Rubavano e rivendevano materiale sanitario per le terapie intensive: “Ci compriamo la borsa Prada”

Pubblicato: 06/06/2020 18:28

Si fa fatica a credere che durante la drammatica emergenza sanitaria vissuta dal nostro Paese a causa del Coronavirus, qualcuno pensasse a lucrare sulla pelle dei pazienti più gravi. A maggior ragione se si tratta di una dottoressa. Secondo quanto emerso dalle indagini, una farmacista e dirigente dell’ospedale di Saronno (Varese) rubava materiale sanitario, destinato alle terapie intensive, per rivenderlo assieme ad un amministratore di una società specializzata in dispositivi medici, nonché suo amante. “Una bella mangiata, un bel regalo, ci compriamo la borsa di Prada”, scherzavano al telefono, mentre migliaia di persone morivano. I due criminali però son stati scoperti e arrestati.

I furti sono iniziati prima dell’emergenza Coronavirus

I carabinieri di Varese e la Guardia di Finanza di Saronno hanno indagato sulle lunghe attese degli approvvigionamenti nella struttura ospedaliera, scoprendo un giro d’affari vergognoso. La dottoressa 59enne Sara V. aveva l’incarico di gestire la logistica e i rifornimenti dell’ospedale, ma assieme al suo amante, l’imprenditore brianzolo Andrea A., rivendeva la preziosa strumentazione sanitaria a prezzi rigonfiati. D’altronde, vista la grande richiesta di materiali, soprattutto nella regione più colpita dal virus in tutta Italia, non era difficile trovare degli acquirenti.

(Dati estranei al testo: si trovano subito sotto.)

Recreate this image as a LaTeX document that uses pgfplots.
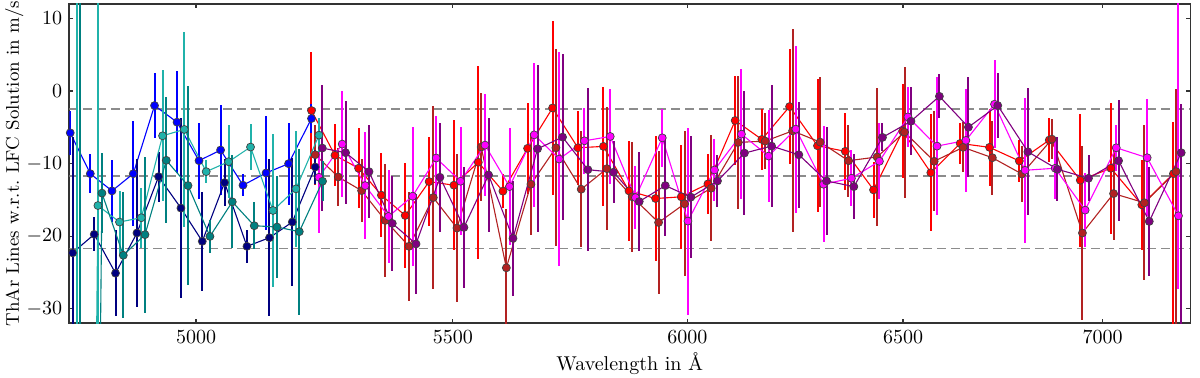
\documentclass[border=0pt]{standalone}
\usepackage{pgfplots}
\pgfplotsset{compat=1.18}
\usepackage{pgfplotstable}
\definecolor{cNavy}{HTML}{000080}
\definecolor{cLT}{HTML}{20B2AA}
\definecolor{cTeal}{HTML}{008080}
\definecolor{cFire}{HTML}{B22222}
\definecolor{cPurple}{HTML}{800080}
\definecolor{cMag}{HTML}{FF00FF}
\definecolor{cBlue}{HTML}{0000FF}
\definecolor{cRed}{HTML}{FF0000}

\pgfplotstableread{
x y e
4772.1 -5.76 3.0
4807.7 -11.39 2.70
4846.6 -13.76 4.25
4885.0 -11.39 7.27
4923.8 -2.00 4.48
4964.9 -4.29 7.04
5005.6 -9.60 5.21
5045.9 -8.13 6.22
5088.0 -12.98 1.5
5131.6 -11.29 7.86
5174.8 -10.01 5.67
5219.1 -3.79 2.0
}\dataB
\pgfplotstableread{
x y e
4776.2 -22.30 16.0
4814.8 -19.75 2.33
4853.0 -25.10 5.94
4891.7 -19.56 10.24
4931.1 -11.80 3.43
4972.2 -16.13 12.35
5011.7 -20.71 6.86
5053.3 -12.62 3.2
5095.5 -21.40 2.29
5138.4 -20.21 10.84
5181.9 -18.05 8.82
5226.3 -10.47 2.29
}\dataN
\pgfplotstableread{
x y e
4784.0 -300 330
4821.4 -15.78 30
4860.2 -18.05 4.34
4899.5 -17.46 4.12
4938.4 -6.17 9.05
4978.3 -5.29 13.40
5019.1 -11.11 1.60
5060.8 -9.74 5.03
5102.3 -7.72 3.11
5144.9 -16.46 10.52
5189.0 -13.48 8.0
5233.5 -6.08 2.3
}\dataLT
\pgfplotstableread{
x y e
4789.9 -300 330
4828.6 -14.07 5.5
4866.9 -22.63 8.69
4906.3 -19.79 10.75
4945.2 -9.55 8.69
4985.2 -13.03 13.72
5026.0 -20.03 2.29
5067.8 -15.27 6.40
5109.3 -18.56 3.2
5152.6 -18.74 7.09
5195.4 -19.38 11.43
5240.5 -12.43 2.74
}\dataDT
\pgfplotstableread{
x y ep em
5219.1 -2.69 8.05 8.05
5264.7 -8.86 4.25 4.25
5311.0 -10.64 5.49 5.49
5355.9 -14.35 5.76 5.76
5403.8 -17.15 7.27 7.27
5452.1 -12.48 6.17 6.17
5502.3 -12.98 8.92 8.92
5552.2 -9.82 13.31 13.31
5603.3 -13.80 2.33 2.33
5654.7 -7.90 6.31 6.31
5707.4 -2.33 11.93 11.93
5761.4 -7.82 5.08 5.08
5816.4 -7.63 8.23 8.23
5871.5 -13.76 6.86 6.86
5929.7 -14.81 8.64 8.64
5986.5 -14.58 7.13 7.13
6046.1 -12.80 4.12 4.12
6107.7 -4.06 6.17 6.17
6168.5 -6.67 4.25 4.25
6232.0 -2.14 7.96 7.96
6297.1 -7.54 9.19 9.19
6362.2 -8.31 5.35 5.35
6429.3 -13.62 3.84 3.84
6499.3 -5.53 6.45 6.45
6567.7 -11.25 8.09 8.09
6639.5 -7.22 2.88 2.88
6712.1 -7.76 5.35 5.35
6786.5 -9.64 2.88 2.88
6862.4 -6.76 3.02 3.02
6941.8 -12.29 9.19 9.19
7021.4 -10.64 9.05 9.05
7102.6 -15.68 6.17 6.17
7186.4 -11.39 7.13 25
}\dataR
\pgfplotstableread{
x y ep em
5226.3 -8.78 4.12 4.12
5271.1 -11.84 3.98 3.98
5316.9 -13.72 4.39 4.39
5363.8 -17.83 7.82 7.82
5411.2 -21.40 7.54 7.54
5460.2 -14.68 12.62 12.62
5508.5 -18.88 10.15 10.15
5558.3 -7.72 7.41 7.41
5610.2 -24.36 8.09 8.09
5661.8 -12.84 7.0 7.0
5714.6 -7.82 13.58 13.58
5768.5 -13.53 7.96 7.96
5823.7 -10.70 8.5 8.5
5878.7 -14.58 7.54 7.54
5936.3 -18.11 9.88 9.88
5993.9 -15.54 10.01 10.01
6053.5 -13.39 7.27 7.27
6114.5 -7.08 9.19 9.19
6176.1 -6.90 3.84 3.84
6238.9 -5.49 13.99 13.99
6303.4 -7.04 8.92 8.92
6369.9 -9.60 4.94 4.94
6437.4 -9.09 9.47 9.47
6503.7 -5.67 9.05 9.05
6575.8 -9.68 6.86 6.86
6646.9 -7.76 3.43 3.43
6719.6 -9.19 5.08 5.08
6793.3 -11.43 3.84 3.84
6869.3 -6.63 2.74 2.74
6947.8 -19.56 11.93 11.93
7028.1 -14.13 6.45 6.45
7109.4 -15.40 10.7 10.7
7193.6 -11.11 11.4 25
}\dataF
\pgfplotstableread{
x y ep em
5233.5 -11.88 7.68 7.68
5278.9 -7.31 7.27 7.27
5324.2 -13.03 7.41 7.41
5370.4 -17.28 6.45 6.45
5418.4 -14.49 9.6 9.6
5466.3 -9.23 5.76 5.76
5515.8 -12.43 7.41 7.41
5566.0 -7.45 7.0 7.0
5617.0 -13.17 8.09 8.09
5668.7 -6.04 9.88 9.88
5721.6 -9.37 14.68 14.68
5775.5 -6.86 4.53 4.53
5830.9 -6.26 6.58 6.58
5885.9 -14.68 4.39 4.39
5944.5 -6.45 3.98 3.98
6001.4 -17.92 12.89 12.89
6061.0 -10.88 4.25 4.25
6122.0 -5.94 8.92 8.92
6183.6 -8.96 6.31 6.31
6246.8 -5.25 11.52 11.52
6311.1 -12.84 7.96 7.96
6377.0 -12.02 3.84 3.84
6443.6 -9.68 5.21 5.21
6511.9 -3.57 4.12 4.12
6582.3 -7.59 9.47 9.47
6653.6 -6.80 7.13 7.13
6724.6 -1.82 6.04 6.04
6801.6 -10.92 10.01 10.01
6877.7 -10.64 4.25 4.25
6954.7 -16.41 5.08 5.08
7035.2 -7.82 3.16 3.16
7116.6 -9.19 8.09 8.09
7199.7 -17.19 30 10.15
}\dataM
\pgfplotstableread{
x y ep em
5239.9 -7.86 8.74 8.74
5285.4 -8.50 7.13 7.13
5331.5 -11.11 6.45 6.45
5377.8 -18.24 6.58 6.58
5425.3 -21.07 6.86 6.86
5473.8 -11.88 7.54 7.54
5522.8 -18.79 8.37 8.37
5573.4 -11.56 7.82 7.82
5624.1 -20.30 7.96 7.96
5675.7 -7.96 11.52 11.52
5728.6 -6.35 11.39 11.39
5782.8 -10.84 11.25 11.25
5838.0 -11.19 4.25 4.25
5894.0 -15.23 6.86 6.86
5951.1 -13.03 7.0 7.0
6008.1 -14.62 8.37 8.37
6067.7 -12.39 3.57 3.57
6128.8 -8.55 8.5 8.5
6190.5 -7.59 8.37 8.37
6253.8 -8.78 7.27 7.27
6318.2 -12.39 7.41 7.41
6382.7 -13.17 4.53 4.53
6450.8 -6.39 1.92 1.92
6519.1 -4.16 4.66 4.66
6588.7 -0.73 3.02 3.02
6660.0 -4.98 6.86 6.86
6732.5 -2.00 4.53 4.53
6808.4 -8.37 8.78 8.78
6883.6 -10.78 4.39 4.39
6963.2 -12.02 3.16 3.16
7041.2 -9.60 8.37 8.37
7122.6 -17.97 7.54 7.54
7206.9 -8.50 6.78 25
}\dataP

\pgfplotsset{
  ser/.style={color=#1, line width=0.55pt, mark=*, mark size=2pt,
    mark options={fill=#1, draw=black!75, line width=0.35pt, solid},
    error bars/.cd, y dir=both, y explicit, error mark=none,
    error bar style={line width=1pt, color=#1}},
}

\begin{document}
\begin{tikzpicture}
\begin{axis}[
  at={(0,0)}, anchor=south west,
  scale only axis, width=560.5pt, height=159.65pt,
  xmode=log, xmin=4770.4, xmax=7231, ymin=-32, ymax=12,
  xtick={5000,5500,6000,6500,7000},
  xticklabels={5000,5500,6000,6500,7000},
  minor xtick={},
  ytick={-30,-20,-10,0,10},
  tick align=inside, major tick length=2pt,
  axis line style={black!80, line width=0.8pt},
  tick style={black!80, line width=0.6pt},
  xlabel={Wavelength in \AA},
  ylabel={ThAr Lines w.r.t.\ LFC Solution in m/s},
  xlabel style={at={(axis description cs:0.5,0)}, yshift=-20.2pt, anchor=center},
  ylabel style={at={(axis description cs:-0.0491,0.5)}, anchor=center,
    font=\fontsize{9.2}{11}\selectfont},
]
\addplot[black!45, line width=0.6pt, dash pattern=on 4.5pt off 2.5pt, forget plot] coordinates {(4770.4,-2.47) (7231,-2.47)};
\addplot[black!45, line width=0.6pt, dash pattern=on 4.5pt off 2.5pt, forget plot] coordinates {(4770.4,-11.70) (7231,-11.70)};
\addplot[black!45, line width=0.6pt, dash pattern=on 4.5pt off 2.5pt, forget plot] coordinates {(4770.4,-21.71) (7231,-21.71)};

\addplot[ser=cRed] table[x=x, y=y, y error plus=ep, y error minus=em] {\dataR};
\addplot[ser=cFire] table[x=x, y=y, y error plus=ep, y error minus=em] {\dataF};
\addplot[ser=cMag] table[x=x, y=y, y error plus=ep, y error minus=em] {\dataM};
\addplot[ser=cPurple] table[x=x, y=y, y error plus=ep, y error minus=em] {\dataP};

\addplot[ser=cBlue] table[x=x, y=y, y error=e] {\dataB};
\addplot[ser=cNavy] table[x=x, y=y, y error=e] {\dataN};
\addplot[ser=cLT] table[x=x, y=y, y error=e] {\dataLT};
\addplot[ser=cTeal] table[x=x, y=y, y error=e] {\dataDT};
\end{axis}
\pgfresetboundingbox
\useasboundingbox (-34.5pt,-26.85pt) rectangle (565.5pt,161.65pt);
\end{tikzpicture}
\end{document}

Inoltre, pare che la pratica fosse ben collaudata anche prima dell’emergenza coronavirus, e che negli ultimi mesi si sia pure intensificata. Ma le loro losche trame non son durate a lungo: l’intervento delle forze dell’ordine ha assicurato alla giustizia i due indagati.

“Avidi e dotati di sconcertante cinismo”

Le intercettazioni telefoniche riportate sull’ordinanza del gip di Busto Arsizio lasciano poco spazio ai dubbi. “Mi dispiace per i pazienti, però...”, diceva la dottoressa ai reparti che la supplicavano di recuperare con urgenza i materiali necessari a tenere in vita i pazienti più gravi. Nella maggioranza dei casi, si trattava infatti di prodotti per intubare i pazienti, strumentazione destinata alle terapie intensive già altamente provate dall’emergenza. Ma, secondo quanto emerso dalle indagini, i due non si sarebbero fatti alcuno scrupolo. Il gip li ha definiti “avidi e dotati di sconcertante cinismo“. Al telefono la dottoressa chiedeva all’amante di rivendere “ad almeno 250 euro” ogni pezzo sottratto all’ospedale, alzando così i prezzi vista l’alta richiesta. Le forze dell’ordine hanno quindi eseguito l’ordinanza di custodia cautelare emessa dal gip. I due dovranno rispondere di peculato in concorso, l’imprenditore anche dell’accusa di autoriciclaggio.